Can a service mesh work across different cloud providers and hybrid environments?
Yes, modern service meshes are designed to bridge diverse infrastructure environments. The control plane can communicate with proxies deployed on Kubernetes clusters in AWS, bare-metal servers in an on-premises data center, and virtual machines in Google Cloud. This allows organizations to maintain a unified security and observability policy across their entire hybrid-cloud or multi-cloud footprint.
How does a service mesh affect network latency?
A service mesh does introduce a microscopic amount of network latency because packets must be processed by the source sidecar proxy and the destination sidecar proxy before reaching the application logic. However, major service mesh technologies utilize highly optimized proxies written in languages like C++ or Rust, keeping this overhead down to a few milliseconds or sub-milliseconds, which is often negligible compared to application-level processing times.
Do developers need to modify their application code to adopt a service mesh?
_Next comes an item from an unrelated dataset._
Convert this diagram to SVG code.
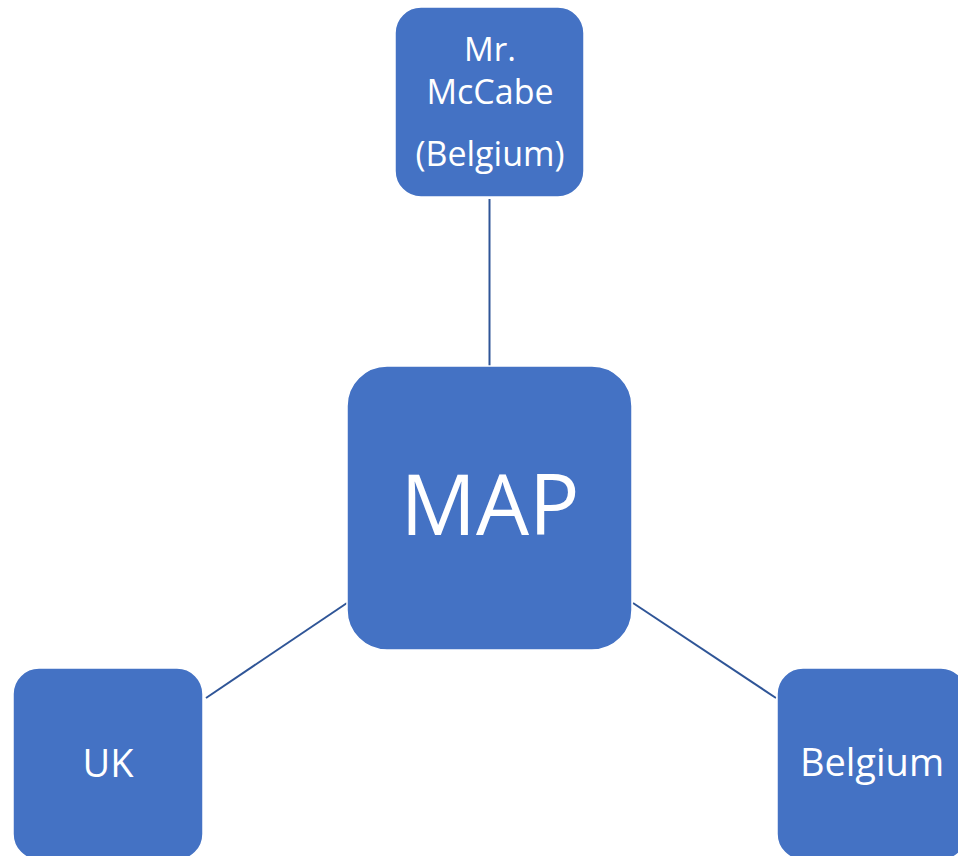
<svg xmlns="http://www.w3.org/2000/svg" width="958" height="856" viewBox="0 0 958 856">
<style>
.box{fill:#4472C4;stroke:#ffffff;stroke-width:1.5}
.t{fill:#ffffff;font-family:"Open Sans","Noto Sans","Liberation Sans",sans-serif;text-anchor:middle}
.c{stroke:#2F5597;stroke-width:2;fill:none}
</style>
<rect width="958" height="856" fill="#ffffff"/>
<g id="connectors">
<line class="c" x1="489.5" y1="199" x2="489.5" y2="366"/>
<line class="c" x1="206" y1="698" x2="347" y2="603"/>
<line class="c" x1="633" y1="603" x2="776" y2="698"/>
</g>
<g id="node-mccabe">
<rect class="box" x="395" y="7" width="189" height="190" rx="26"/>
<text class="t" x="490" y="61" font-size="33">Mr.</text>
<text class="t" x="490" y="104" font-size="34">McCabe</text>
<text class="t" x="490" y="166" font-size="34">(Belgium)</text>
</g>
<g id="node-map">
<rect class="box" x="347" y="366" width="285" height="284" rx="40"/>
<text class="t" x="490" y="535" font-size="84">MAP</text>
</g>
<g id="node-uk">
<rect class="box" x="13" y="668" width="190" height="192" rx="26"/>
<text class="t" x="108" y="777" font-size="38">UK</text>
</g>
<g id="node-belgium">
<rect class="box" x="777" y="668" width="190" height="192" rx="26"/>
<text class="t" x="872" y="776" font-size="38">Belgium</text>
</g>
</svg>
Generally, no code modifications are required to achieve basic mutual TLS encryption, traffic routing, and metric collection because the sidecar proxy intercepts traffic at the network level. However, to leverage distributed tracing effectively, developers must ensure their applications forward specific tracing headers received from incoming requests onto any downstream network requests, allowing the proxies to link the individual spans into a single trace.
What happens to the running web services if the service mesh control plane crashes?
If the control plane fails, the existing web services will continue to function and route traffic normally. The data plane proxies are designed to operate using their last known valid configuration cache. While the control plane is offline, operators will be unable to push new configuration changes, rotate security certificates, or update routing policies, but the active network traffic within the cluster will not be interrupted.